The free throw line was the one offensive aspect of the game the team had no problem with all night. Marquette converted all seven of its attempts in the first half.
“Free throws are all mental because that’s just you and a free shot, so it’s all in your head,” said Pachko, who was 5-for-5 from the line.
Pachko, who went 4-for-10 in the first half, was one of the few players who didn’t struggle from the field. She said Robinson’s ability to cut and dish to her around the hoop were vital to her offensive success in the first half.
Mitchell said the team’s ability to continually attack the basket helped counteract the poor shooting performance from the field.

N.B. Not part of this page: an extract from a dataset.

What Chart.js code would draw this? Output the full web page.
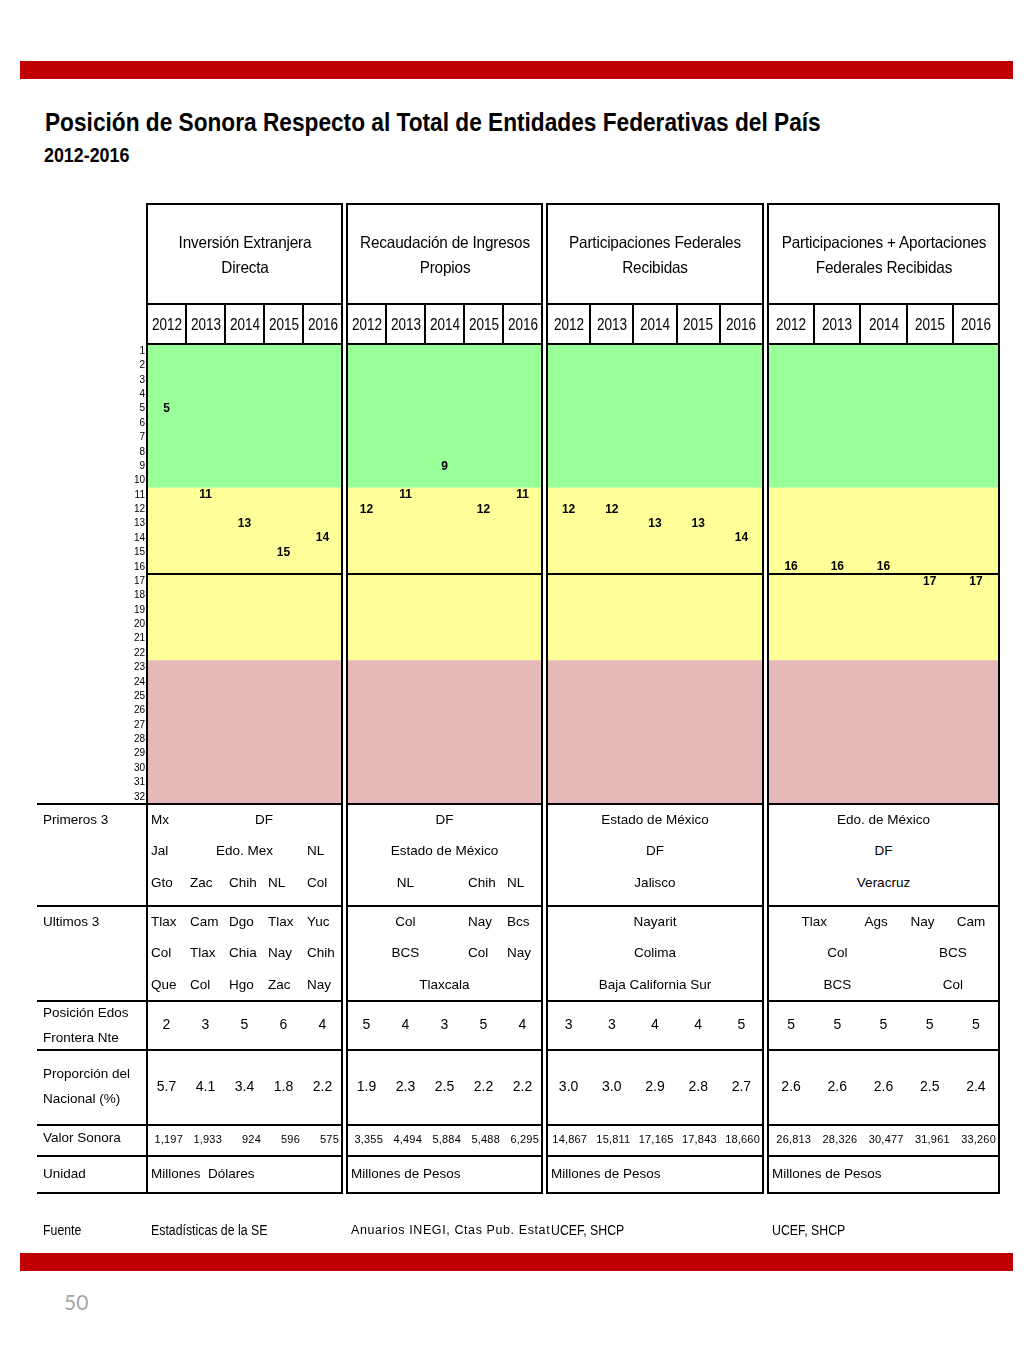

At halftime, despite its shooting, Marquette was up 26-21.
Mitchell said the team was able to stay in the game in the first half because of its defensive play. As a result, South Florida shot 28.6 percent in the first half (8-28) and 10 percent (1-10) from the 3-point line. The Golden Eagles also forced 13 turnovers in the first half.
“If your offense isn’t there, just lock down, draw a line in the sand and say you’re going to get it done defensively,” Mitchell said.
The team shouldn’t have any concerns moving forward about shooting, Robinson said, because in the second half it made 44 percent of its field goals. The Golden Eagles hope that second half hot streak will carry over into Saturday’s game against Providence.